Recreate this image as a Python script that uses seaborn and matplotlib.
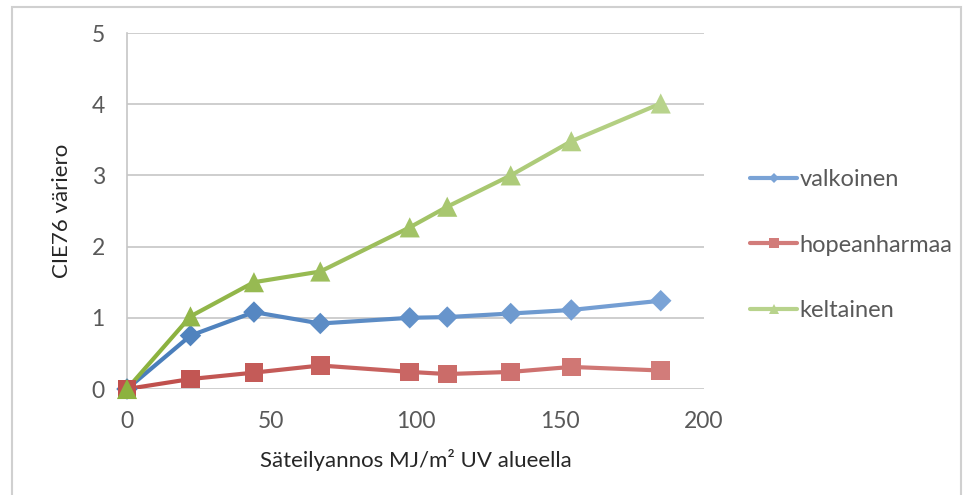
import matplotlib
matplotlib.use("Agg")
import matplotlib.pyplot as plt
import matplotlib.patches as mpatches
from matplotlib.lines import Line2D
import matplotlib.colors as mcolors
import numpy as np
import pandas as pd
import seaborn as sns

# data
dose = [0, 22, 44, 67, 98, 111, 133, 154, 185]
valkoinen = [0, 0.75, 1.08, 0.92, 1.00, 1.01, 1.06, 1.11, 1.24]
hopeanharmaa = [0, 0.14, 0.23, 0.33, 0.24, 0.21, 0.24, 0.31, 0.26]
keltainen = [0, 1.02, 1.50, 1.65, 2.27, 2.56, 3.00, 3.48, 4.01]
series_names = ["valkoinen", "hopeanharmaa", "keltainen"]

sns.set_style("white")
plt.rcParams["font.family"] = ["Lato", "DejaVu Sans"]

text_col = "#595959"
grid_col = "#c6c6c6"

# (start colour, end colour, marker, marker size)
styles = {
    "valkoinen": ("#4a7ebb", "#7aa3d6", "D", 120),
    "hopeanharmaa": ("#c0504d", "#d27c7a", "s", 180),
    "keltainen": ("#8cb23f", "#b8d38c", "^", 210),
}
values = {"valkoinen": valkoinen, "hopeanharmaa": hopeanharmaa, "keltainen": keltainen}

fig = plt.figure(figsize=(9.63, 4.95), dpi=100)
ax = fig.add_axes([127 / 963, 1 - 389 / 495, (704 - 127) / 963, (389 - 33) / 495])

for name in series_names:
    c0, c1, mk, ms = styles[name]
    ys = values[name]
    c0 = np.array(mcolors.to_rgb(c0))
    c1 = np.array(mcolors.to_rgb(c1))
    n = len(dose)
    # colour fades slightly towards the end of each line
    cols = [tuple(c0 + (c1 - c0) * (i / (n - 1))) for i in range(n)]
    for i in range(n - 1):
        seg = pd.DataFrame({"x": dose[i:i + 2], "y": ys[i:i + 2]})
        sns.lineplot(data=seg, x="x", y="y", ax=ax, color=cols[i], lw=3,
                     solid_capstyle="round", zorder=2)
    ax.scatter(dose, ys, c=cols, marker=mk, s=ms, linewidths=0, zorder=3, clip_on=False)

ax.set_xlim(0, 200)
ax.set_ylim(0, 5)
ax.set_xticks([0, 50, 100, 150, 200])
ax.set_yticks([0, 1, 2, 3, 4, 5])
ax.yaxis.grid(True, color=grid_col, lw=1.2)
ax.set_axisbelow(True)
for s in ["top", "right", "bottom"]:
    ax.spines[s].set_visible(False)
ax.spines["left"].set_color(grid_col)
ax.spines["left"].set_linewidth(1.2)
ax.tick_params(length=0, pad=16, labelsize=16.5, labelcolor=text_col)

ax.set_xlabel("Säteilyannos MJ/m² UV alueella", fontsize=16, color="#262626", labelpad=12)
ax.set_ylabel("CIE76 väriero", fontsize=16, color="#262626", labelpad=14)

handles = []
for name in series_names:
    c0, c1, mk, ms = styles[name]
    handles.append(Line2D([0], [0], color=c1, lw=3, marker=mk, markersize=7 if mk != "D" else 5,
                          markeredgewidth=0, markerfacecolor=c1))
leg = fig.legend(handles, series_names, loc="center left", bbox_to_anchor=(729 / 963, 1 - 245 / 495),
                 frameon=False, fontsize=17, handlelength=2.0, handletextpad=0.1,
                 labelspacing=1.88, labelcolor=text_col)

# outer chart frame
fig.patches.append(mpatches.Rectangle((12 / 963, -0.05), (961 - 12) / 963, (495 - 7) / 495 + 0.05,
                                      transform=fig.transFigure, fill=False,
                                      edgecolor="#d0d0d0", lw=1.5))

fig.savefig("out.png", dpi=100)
****
> _Aim of the task_
Repeat the lines above, starting at the first and stopping after the line that holds "import seaborn as sns", with the pictures left out.

> _Response below_
Recreate this image as a Python script that uses seaborn and matplotlib.
import matplotlib
matplotlib.use("Agg")
import matplotlib.pyplot as plt
import matplotlib.patches as mpatches
from matplotlib.lines import Line2D
import matplotlib.colors as mcolors
import numpy as np
import pandas as pd
import seaborn as sns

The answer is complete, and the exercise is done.